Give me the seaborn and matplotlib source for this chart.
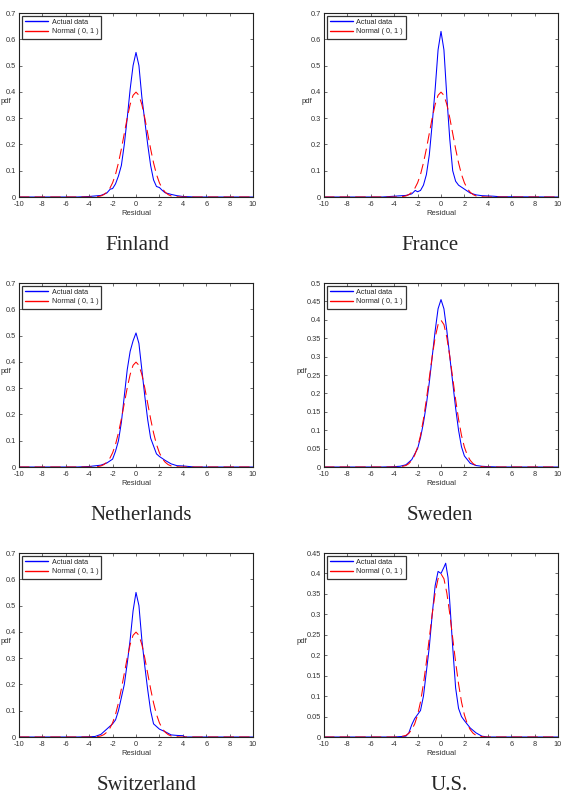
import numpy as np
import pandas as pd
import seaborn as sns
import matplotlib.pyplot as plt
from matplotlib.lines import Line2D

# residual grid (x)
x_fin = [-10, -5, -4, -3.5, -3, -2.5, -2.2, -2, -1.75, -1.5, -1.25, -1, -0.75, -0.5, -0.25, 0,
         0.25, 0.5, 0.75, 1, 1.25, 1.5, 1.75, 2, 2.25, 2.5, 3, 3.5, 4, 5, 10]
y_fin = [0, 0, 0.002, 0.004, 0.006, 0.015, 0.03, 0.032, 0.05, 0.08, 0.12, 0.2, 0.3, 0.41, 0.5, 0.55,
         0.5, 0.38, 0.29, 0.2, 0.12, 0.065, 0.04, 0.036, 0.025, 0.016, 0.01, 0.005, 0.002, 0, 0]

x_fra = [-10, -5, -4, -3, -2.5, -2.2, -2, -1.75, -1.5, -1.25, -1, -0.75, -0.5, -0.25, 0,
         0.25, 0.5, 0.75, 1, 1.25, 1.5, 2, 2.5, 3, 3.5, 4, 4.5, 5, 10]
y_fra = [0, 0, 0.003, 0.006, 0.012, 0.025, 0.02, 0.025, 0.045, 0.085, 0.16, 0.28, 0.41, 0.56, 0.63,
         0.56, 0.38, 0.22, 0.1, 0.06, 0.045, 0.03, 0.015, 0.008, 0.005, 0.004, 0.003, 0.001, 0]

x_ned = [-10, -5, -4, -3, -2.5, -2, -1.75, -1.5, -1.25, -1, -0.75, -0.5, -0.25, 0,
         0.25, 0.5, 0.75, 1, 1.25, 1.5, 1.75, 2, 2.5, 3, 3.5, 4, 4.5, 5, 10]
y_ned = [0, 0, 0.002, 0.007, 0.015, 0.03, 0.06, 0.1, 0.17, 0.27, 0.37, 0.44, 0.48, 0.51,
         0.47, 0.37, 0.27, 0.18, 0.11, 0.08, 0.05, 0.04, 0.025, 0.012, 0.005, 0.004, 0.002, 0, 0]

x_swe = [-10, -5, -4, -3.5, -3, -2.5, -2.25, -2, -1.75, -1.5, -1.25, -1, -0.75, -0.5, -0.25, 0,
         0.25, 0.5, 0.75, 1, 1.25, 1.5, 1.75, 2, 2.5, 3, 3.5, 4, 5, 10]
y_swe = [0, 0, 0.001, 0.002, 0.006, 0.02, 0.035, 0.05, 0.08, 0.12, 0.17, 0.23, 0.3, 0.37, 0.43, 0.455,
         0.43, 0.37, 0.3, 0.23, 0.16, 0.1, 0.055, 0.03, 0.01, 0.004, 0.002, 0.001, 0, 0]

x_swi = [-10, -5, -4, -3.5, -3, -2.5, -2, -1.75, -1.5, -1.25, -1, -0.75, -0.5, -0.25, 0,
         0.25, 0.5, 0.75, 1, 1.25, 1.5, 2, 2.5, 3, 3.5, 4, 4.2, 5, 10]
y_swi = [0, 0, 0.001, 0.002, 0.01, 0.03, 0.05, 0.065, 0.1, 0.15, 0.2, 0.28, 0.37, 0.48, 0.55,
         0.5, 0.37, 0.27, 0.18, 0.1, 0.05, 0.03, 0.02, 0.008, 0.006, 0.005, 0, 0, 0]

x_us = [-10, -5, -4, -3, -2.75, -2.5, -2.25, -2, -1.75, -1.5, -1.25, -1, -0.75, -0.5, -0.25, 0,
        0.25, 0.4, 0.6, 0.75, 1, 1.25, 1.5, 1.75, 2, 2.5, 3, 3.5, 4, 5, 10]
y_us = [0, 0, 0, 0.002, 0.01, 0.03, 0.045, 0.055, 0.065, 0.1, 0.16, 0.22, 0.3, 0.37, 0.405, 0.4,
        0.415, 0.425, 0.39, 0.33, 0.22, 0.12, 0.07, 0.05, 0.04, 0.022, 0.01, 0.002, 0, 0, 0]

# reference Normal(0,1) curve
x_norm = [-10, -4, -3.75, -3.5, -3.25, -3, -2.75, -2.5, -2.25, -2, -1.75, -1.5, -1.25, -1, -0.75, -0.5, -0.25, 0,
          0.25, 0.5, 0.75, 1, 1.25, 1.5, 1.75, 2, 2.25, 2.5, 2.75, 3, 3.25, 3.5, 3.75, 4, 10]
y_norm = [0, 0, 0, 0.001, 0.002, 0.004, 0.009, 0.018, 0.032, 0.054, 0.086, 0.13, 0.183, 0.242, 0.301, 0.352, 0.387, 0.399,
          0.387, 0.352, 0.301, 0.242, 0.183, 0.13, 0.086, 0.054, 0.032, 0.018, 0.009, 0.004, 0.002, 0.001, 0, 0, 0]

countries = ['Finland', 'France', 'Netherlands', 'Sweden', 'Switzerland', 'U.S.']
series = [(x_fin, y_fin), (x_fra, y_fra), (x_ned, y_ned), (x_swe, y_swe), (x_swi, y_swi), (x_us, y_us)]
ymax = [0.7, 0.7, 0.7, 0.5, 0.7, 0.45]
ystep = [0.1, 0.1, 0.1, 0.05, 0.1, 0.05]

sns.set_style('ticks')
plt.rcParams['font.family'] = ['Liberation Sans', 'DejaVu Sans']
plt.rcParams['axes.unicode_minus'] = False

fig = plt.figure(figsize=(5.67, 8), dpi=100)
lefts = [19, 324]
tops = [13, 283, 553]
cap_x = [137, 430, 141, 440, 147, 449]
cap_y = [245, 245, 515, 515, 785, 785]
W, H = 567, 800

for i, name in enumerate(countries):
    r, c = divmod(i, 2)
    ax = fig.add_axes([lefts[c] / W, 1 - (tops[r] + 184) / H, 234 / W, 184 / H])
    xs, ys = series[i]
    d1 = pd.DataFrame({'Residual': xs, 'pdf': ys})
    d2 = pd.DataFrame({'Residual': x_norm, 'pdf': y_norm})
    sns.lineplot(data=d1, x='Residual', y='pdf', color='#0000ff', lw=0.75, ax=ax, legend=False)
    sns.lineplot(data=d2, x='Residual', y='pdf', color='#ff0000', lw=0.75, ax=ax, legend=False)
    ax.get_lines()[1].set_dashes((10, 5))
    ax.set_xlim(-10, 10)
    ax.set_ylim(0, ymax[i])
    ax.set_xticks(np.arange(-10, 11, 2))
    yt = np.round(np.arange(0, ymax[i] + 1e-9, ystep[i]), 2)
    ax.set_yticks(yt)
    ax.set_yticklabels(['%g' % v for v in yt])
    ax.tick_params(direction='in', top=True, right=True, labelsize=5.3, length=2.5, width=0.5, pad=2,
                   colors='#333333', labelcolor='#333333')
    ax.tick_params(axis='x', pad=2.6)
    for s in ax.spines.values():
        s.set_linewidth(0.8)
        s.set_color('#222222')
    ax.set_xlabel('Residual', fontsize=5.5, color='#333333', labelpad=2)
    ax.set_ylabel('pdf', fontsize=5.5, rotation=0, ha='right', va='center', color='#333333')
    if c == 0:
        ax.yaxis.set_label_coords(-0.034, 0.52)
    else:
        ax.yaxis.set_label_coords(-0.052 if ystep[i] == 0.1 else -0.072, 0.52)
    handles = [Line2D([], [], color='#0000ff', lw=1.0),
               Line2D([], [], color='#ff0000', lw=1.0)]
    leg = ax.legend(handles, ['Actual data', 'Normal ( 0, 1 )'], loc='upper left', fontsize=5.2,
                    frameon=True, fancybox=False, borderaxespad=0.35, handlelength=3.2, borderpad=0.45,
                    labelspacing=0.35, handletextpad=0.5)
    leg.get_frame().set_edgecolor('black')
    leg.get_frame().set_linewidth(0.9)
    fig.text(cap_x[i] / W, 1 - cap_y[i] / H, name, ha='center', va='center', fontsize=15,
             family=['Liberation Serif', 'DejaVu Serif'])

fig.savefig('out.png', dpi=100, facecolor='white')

___

Repeat, word for word and with no pictures, only the lines running from the beginning of the data to the line that contains "0.001, 0, 0]".

Give me the seaborn and matplotlib source for this chart.
import numpy as np
import pandas as pd
import seaborn as sns
import matplotlib.pyplot as plt
from matplotlib.lines import Line2D

# residual grid (x)
x_fin = [-10, -5, -4, -3.5, -3, -2.5, -2.2, -2, -1.75, -1.5, -1.25, -1, -0.75, -0.5, -0.25, 0,
         0.25, 0.5, 0.75, 1, 1.25, 1.5, 1.75, 2, 2.25, 2.5, 3, 3.5, 4, 5, 10]
y_fin = [0, 0, 0.002, 0.004, 0.006, 0.015, 0.03, 0.032, 0.05, 0.08, 0.12, 0.2, 0.3, 0.41, 0.5, 0.55,
         0.5, 0.38, 0.29, 0.2, 0.12, 0.065, 0.04, 0.036, 0.025, 0.016, 0.01, 0.005, 0.002, 0, 0]

x_fra = [-10, -5, -4, -3, -2.5, -2.2, -2, -1.75, -1.5, -1.25, -1, -0.75, -0.5, -0.25, 0,
         0.25, 0.5, 0.75, 1, 1.25, 1.5, 2, 2.5, 3, 3.5, 4, 4.5, 5, 10]
y_fra = [0, 0, 0.003, 0.006, 0.012, 0.025, 0.02, 0.025, 0.045, 0.085, 0.16, 0.28, 0.41, 0.56, 0.63,
         0.56, 0.38, 0.22, 0.1, 0.06, 0.045, 0.03, 0.015, 0.008, 0.005, 0.004, 0.003, 0.001, 0]

x_ned = [-10, -5, -4, -3, -2.5, -2, -1.75, -1.5, -1.25, -1, -0.75, -0.5, -0.25, 0,
         0.25, 0.5, 0.75, 1, 1.25, 1.5, 1.75, 2, 2.5, 3, 3.5, 4, 4.5, 5, 10]
y_ned = [0, 0, 0.002, 0.007, 0.015, 0.03, 0.06, 0.1, 0.17, 0.27, 0.37, 0.44, 0.48, 0.51,
         0.47, 0.37, 0.27, 0.18, 0.11, 0.08, 0.05, 0.04, 0.025, 0.012, 0.005, 0.004, 0.002, 0, 0]

x_swe = [-10, -5, -4, -3.5, -3, -2.5, -2.25, -2, -1.75, -1.5, -1.25, -1, -0.75, -0.5, -0.25, 0,
         0.25, 0.5, 0.75, 1, 1.25, 1.5, 1.75, 2, 2.5, 3, 3.5, 4, 5, 10]
y_swe = [0, 0, 0.001, 0.002, 0.006, 0.02, 0.035, 0.05, 0.08, 0.12, 0.17, 0.23, 0.3, 0.37, 0.43, 0.455,
         0.43, 0.37, 0.3, 0.23, 0.16, 0.1, 0.055, 0.03, 0.01, 0.004, 0.002, 0.001, 0, 0]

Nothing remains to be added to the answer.